SGID on a directory forces group but how do you force owner
Keith Morse
kgmorse
Mon May 17 11:58:13 PDT 2004
On Wed, 14 Jan 2004, Jason Joines wrote:
> I have a bunch of user on a web server with web pages in the
> public_html subdirectory of their home directories. In addition to
> being able to create, delete and edit their own pages, they usually need
> assistance from some of our web guys so they need to be able to do the
> same thing.
> I set the umask so that group and owner both have rwX, and set the
> group on all the public_html directories to webguys. Then I SGIDd
> (chmod g+s) the public_html direcotries.
> The result was that if a user put some file into their public_html
> directory, the webguys could edit or delete it. In addition, the
> webguys could put pages up for the user.
> That's where the problem started. If a webguy puts a page up, he owns
> it. Then the user can't edit or delete it and it doesn't count against
> the user's quota.
> Is there any way to force the owner, like forcing the group via SGID on
> the directory?
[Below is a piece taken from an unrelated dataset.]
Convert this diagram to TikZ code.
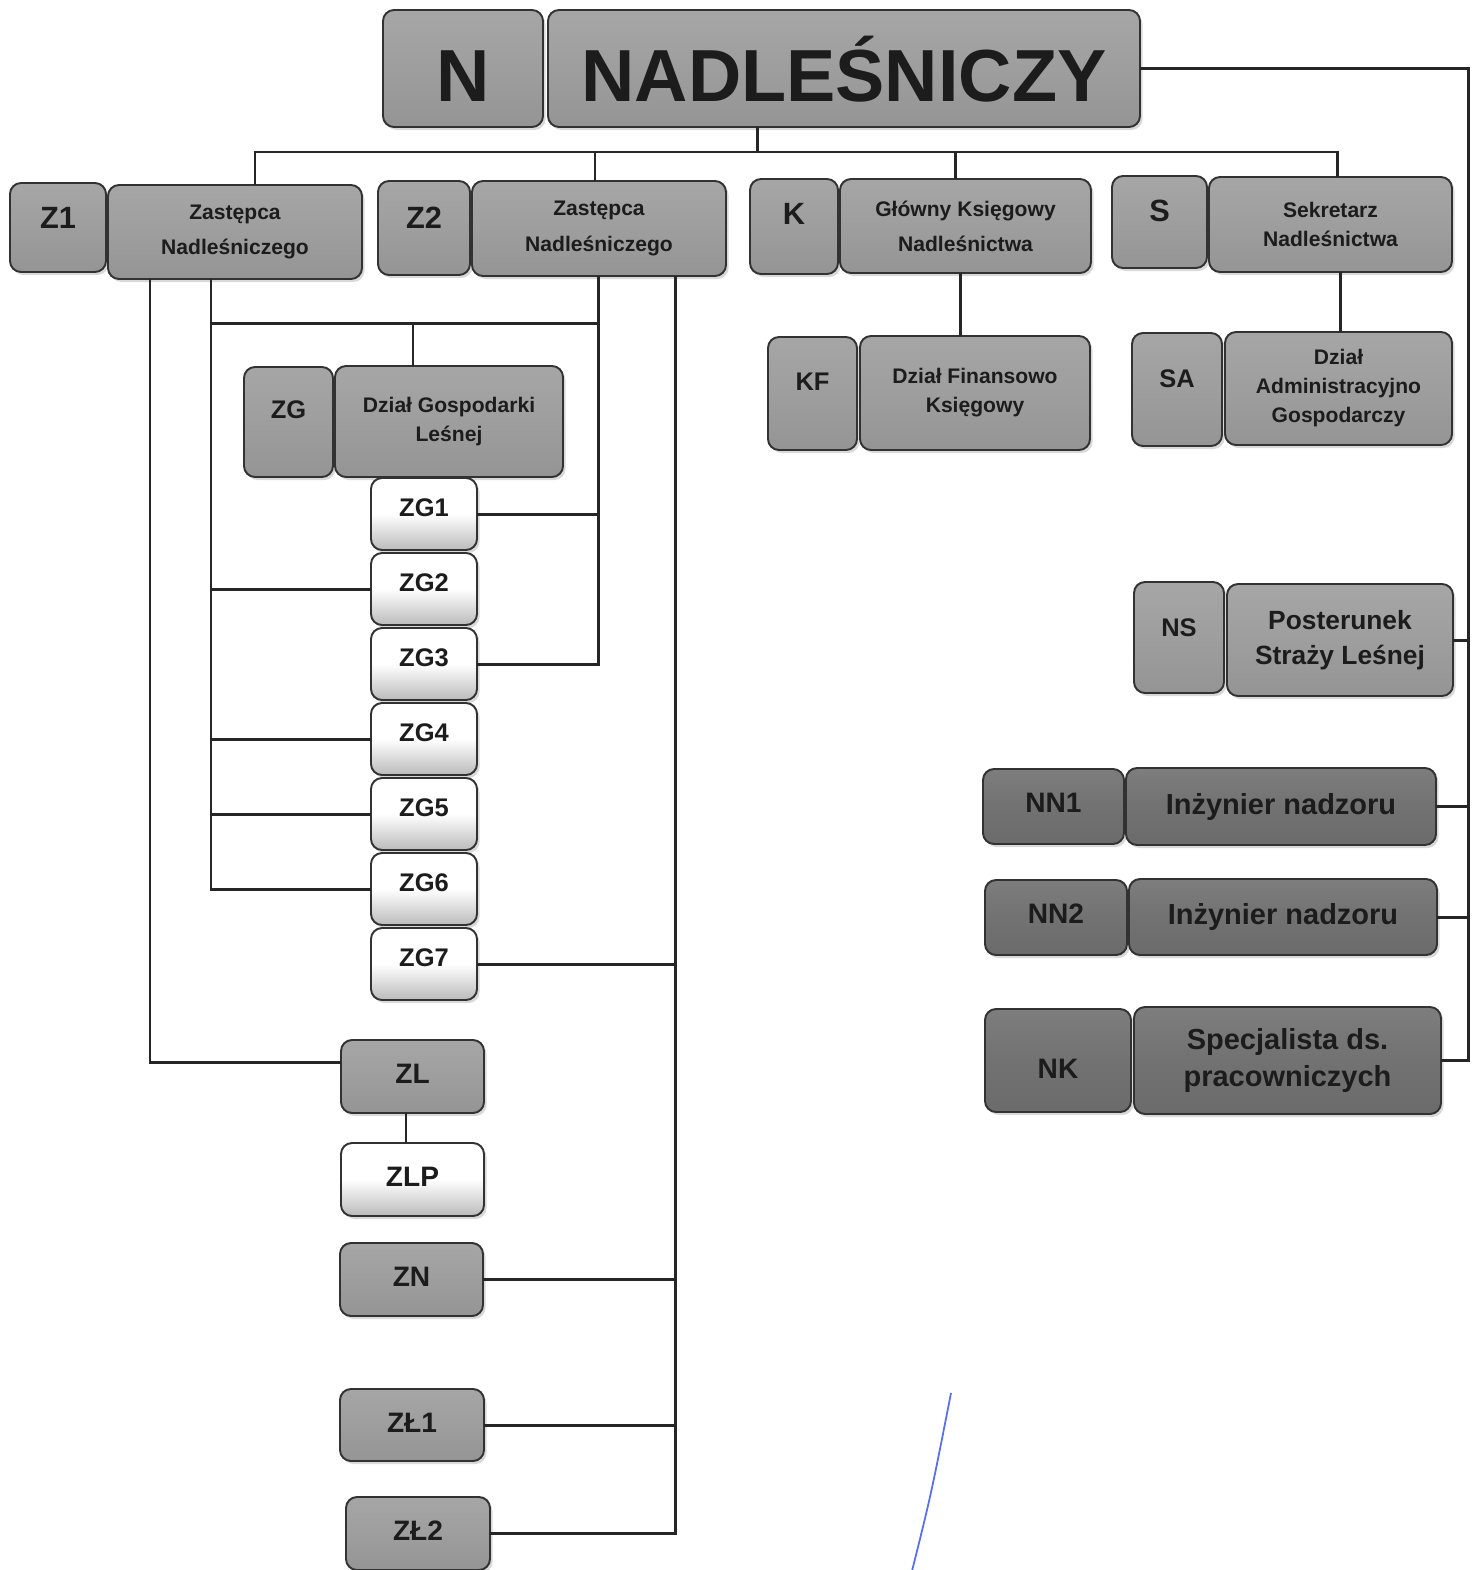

I tried SUID on the directory but that doesn't work.
> Any other ideas?
>
The only method I'm aware that would do the "force" as construe it is
something like nfs. The other alternative would be to have the developers
use ssh, copy the files via scp for example. Then put out each of the
developers public ssh key to each of the users .ssh/authorized_keys file
and have them log or perform the copy as that particular user.